== STORED DATA

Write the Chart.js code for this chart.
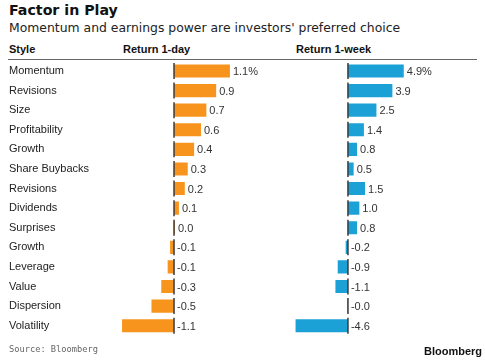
<!DOCTYPE html>
<html>
<head>
<meta charset="utf-8">
<script src="https://cdn.jsdelivr.net/npm/chart.js@4.4.1/dist/chart.umd.min.js"></script>
<style>
  body { margin: 0; background: #fff; font-family: Arial, "Liberation Sans", sans-serif; }
  #wrap { position: relative; width: 485px; height: 360px; overflow: hidden; }
  .t { position: absolute; white-space: nowrap; color: #111; }
  canvas { position: absolute; top: 0; }
</style>
</head>
<body>
<div id="wrap">
  <div class="t" style="left:9px;top:2px;font-size:14.2px;font-weight:bold;line-height:17px;font-family:'DejaVu Sans',sans-serif;">Factor in Play</div>
  <div class="t" style="left:9px;top:20px;font-size:12.4px;line-height:15px;color:#222;font-family:'DejaVu Sans',sans-serif;">Momentum and earnings power are investors' preferred choice</div>
  <div class="t" style="left:9px;top:43px;font-size:11px;font-weight:bold;line-height:13px;">Style</div>
  <div class="t" style="left:123px;top:43px;font-size:11px;font-weight:bold;line-height:13px;">Return 1-day</div>
  <div class="t" style="left:296px;top:43px;font-size:11px;font-weight:bold;line-height:13px;">Return 1-week</div>
  <div style="position:absolute;left:8px;top:59px;width:469px;height:1px;background:#666;"></div>
  <canvas id="day" width="265" height="360" style="left:0"></canvas>
  <canvas id="week" width="220" height="360" style="left:265px"></canvas>
  <div class="t" style="left:9px;top:344px;font-size:8.7px;line-height:11px;font-family:'DejaVu Sans Mono','Liberation Mono',monospace;color:#666;">Source: Bloomberg</div>
  <div class="t" style="left:424px;top:345px;font-size:11px;font-weight:bold;color:#111;">Bloomberg</div>
</div>
<script>
const styles = ['Momentum', 'Revisions', 'Size', 'Profitability', 'Growth', 'Share Buybacks', 'Revisions',
  'Dividends', 'Surprises', 'Growth', 'Leverage', 'Value', 'Dispersion', 'Volatility'];
const day1 = [1.14, 0.86, 0.66, 0.55, 0.41, 0.28, 0.22, 0.1, 0.02, -0.08, -0.13, -0.26, -0.46, -1.06];
const week1 = [4.9, 3.9, 2.5, 1.4, 0.8, 0.5, 1.5, 1.0, 0.8, -0.2, -0.9, -1.1, -0.04, -4.6];

const orange = '#f7941d';
const blue = '#1ba1d6';

// zero line per row + value labels
const marks = {
  id: 'marks',
  afterDatasetsDraw(chart) {
    const ctx = chart.ctx;
    const meta = chart.getDatasetMeta(0);
    const x0 = chart.scales.x.getPixelForValue(0);
    const vals = chart.data.datasets[0].data;
    ctx.save();
    meta.data.forEach((bar, i) => {
      ctx.strokeStyle = '#3a3a3a';
      ctx.lineWidth = 1.5;
      ctx.beginPath();
      ctx.moveTo(x0, bar.y - 8);
      ctx.lineTo(x0, bar.y + 8);
      ctx.stroke();
      const v = vals[i];
      let txt = v.toFixed(1);
      if (i === 0) txt += '%';
      const x = v > 0 ? bar.x + 3 : x0 + 3;
      ctx.fillStyle = '#333';
      ctx.font = '11px Arial, "Liberation Sans", sans-serif';
      ctx.textAlign = 'left';
      ctx.textBaseline = 'middle';
      ctx.fillText(txt, x, bar.y + 1);
    });
    ctx.restore();
  }
};

function makeChart(id, vals, color, min, max, pad, labelWidth) {
  return new Chart(document.getElementById(id), {
    type: 'bar',
    data: {
      labels: styles,
      datasets: [{ data: vals, backgroundColor: color, barPercentage: 1, categoryPercentage: 0.67 }]
    },
    options: {
      indexAxis: 'y',
      responsive: false,
      animation: false,
      devicePixelRatio: 1,
      layout: { padding: pad },
      plugins: { legend: { display: false }, tooltip: { enabled: false } },
      scales: {
        x: { display: false, min: min, max: max },
        y: {
          display: labelWidth > 0,
          grid: { display: false, drawTicks: false },
          border: { display: false },
          ticks: {
            crossAlign: 'far',
            padding: 0,
            color: '#222',
            font: { size: 11, family: 'Arial, "Liberation Sans", sans-serif' }
          },
          afterFit: s => { s.width = labelWidth; }
        }
      }
    },
    plugins: [marks]
  });
}

makeChart('day', day1, orange, -1.25, 1.55, { left: 9, right: 15, top: 61.2, bottom: 24.5 }, 103.75);
makeChart('week', week1, blue, -5, 6.5, { left: 26, right: 63, top: 61.2, bottom: 24.5 }, 0);
</script>
</body>
</html>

====

## OBJECTIVE:
Exclude every picture and copy the remaining data exactly.

## FINAL ANSWER:
Write the Chart.js code for this chart.
<!DOCTYPE html>
<html>
<head>
<meta charset="utf-8">
<script src="https://cdn.jsdelivr.net/npm/chart.js@4.4.1/dist/chart.umd.min.js"></script>
<style>
  body { margin: 0; background: #fff; font-family: Arial, "Liberation Sans", sans-serif; }
  #wrap { position: relative; width: 485px; height: 360px; overflow: hidden; }
  .t { position: absolute; white-space: nowrap; color: #111; }
  canvas { position: absolute; top: 0; }
</style>
</head>
<body>
<div id="wrap">
  <div class="t" style="left:9px;top:2px;font-size:14.2px;font-weight:bold;line-height:17px;font-family:'DejaVu Sans',sans-serif;">Factor in Play</div>
  <div class="t" style="left:9px;top:20px;font-size:12.4px;line-height:15px;color:#222;font-family:'DejaVu Sans',sans-serif;">Momentum and earnings power are investors' preferred choice</div>
  <div class="t" style="left:9px;top:43px;font-size:11px;font-weight:bold;line-height:13px;">Style</div>
  <div class="t" style="left:123px;top:43px;font-size:11px;font-weight:bold;line-height:13px;">Return 1-day</div>
  <div class="t" style="left:296px;top:43px;font-size:11px;font-weight:bold;line-height:13px;">Return 1-week</div>
  <div style="position:absolute;left:8px;top:59px;width:469px;height:1px;background:#666;"></div>
  <canvas id="day" width="265" height="360" style="left:0"></canvas>
  <canvas id="week" width="220" height="360" style="left:265px"></canvas>
  <div class="t" style="left:9px;top:344px;font-size:8.7px;line-height:11px;font-family:'DejaVu Sans Mono','Liberation Mono',monospace;color:#666;">Source: Bloomberg</div>
  <div class="t" style="left:424px;top:345px;font-size:11px;font-weight:bold;color:#111;">Bloomberg</div>
</div>
<script>
const styles = ['Momentum', 'Revisions', 'Size', 'Profitability', 'Growth', 'Share Buybacks', 'Revisions',
  'Dividends', 'Surprises', 'Growth', 'Leverage', 'Value', 'Dispersion', 'Volatility'];
const day1 = [1.14, 0.86, 0.66, 0.55, 0.41, 0.28, 0.22, 0.1, 0.02, -0.08, -0.13, -0.26, -0.46, -1.06];
const week1 = [4.9, 3.9, 2.5, 1.4, 0.8, 0.5, 1.5, 1.0, 0.8, -0.2, -0.9, -1.1, -0.04, -4.6];

const orange = '#f7941d';
const blue = '#1ba1d6';

// zero line per row + value labels
const marks = {
  id: 'marks',
  afterDatasetsDraw(chart) {
    const ctx = chart.ctx;
    const meta = chart.getDatasetMeta(0);
    const x0 = chart.scales.x.getPixelForValue(0);
    const vals = chart.data.datasets[0].data;
    ctx.save();
    meta.data.forEach((bar, i) => {
      ctx.strokeStyle = '#3a3a3a';
      ctx.lineWidth = 1.5;
      ctx.beginPath();
      ctx.moveTo(x0, bar.y - 8);
      ctx.lineTo(x0, bar.y + 8);
      ctx.stroke();
      const v = vals[i];
      let txt = v.toFixed(1);
      if (i === 0) txt += '%';
      const x = v > 0 ? bar.x + 3 : x0 + 3;
      ctx.fillStyle = '#333';
      ctx.font = '11px Arial, "Liberation Sans", sans-serif';
      ctx.textAlign = 'left';
      ctx.textBaseline = 'middle';
      ctx.fillText(txt, x, bar.y + 1);
    });
    ctx.restore();
  }
};

function makeChart(id, vals, color, min, max, pad, labelWidth) {
  return new Chart(document.getElementById(id), {
    type: 'bar',
    data: {
      labels: styles,
      datasets: [{ data: vals, backgroundColor: color, barPercentage: 1, categoryPercentage: 0.67 }]
    },
    options: {
      indexAxis: 'y',
      responsive: false,
      animation: false,
      devicePixelRatio: 1,
      layout: { padding: pad },
      plugins: { legend: { display: false }, tooltip: { enabled: false } },
      scales: {
        x: { display: false, min: min, max: max },
        y: {
          display: labelWidth > 0,
          grid: { display: false, drawTicks: false },
          border: { display: false },
          ticks: {
            crossAlign: 'far',
            padding: 0,
            color: '#222',
            font: { size: 11, family: 'Arial, "Liberation Sans", sans-serif' }
          },
          afterFit: s => { s.width = labelWidth; }
        }
      }
    },
    plugins: [marks]
  });
}

makeChart('day', day1, orange, -1.25, 1.55, { left: 9, right: 15, top: 61.2, bottom: 24.5 }, 103.75);
makeChart('week', week1, blue, -5, 6.5, { left: 26, right: 63, top: 61.2, bottom: 24.5 }, 0);
</script>
</body>
</html>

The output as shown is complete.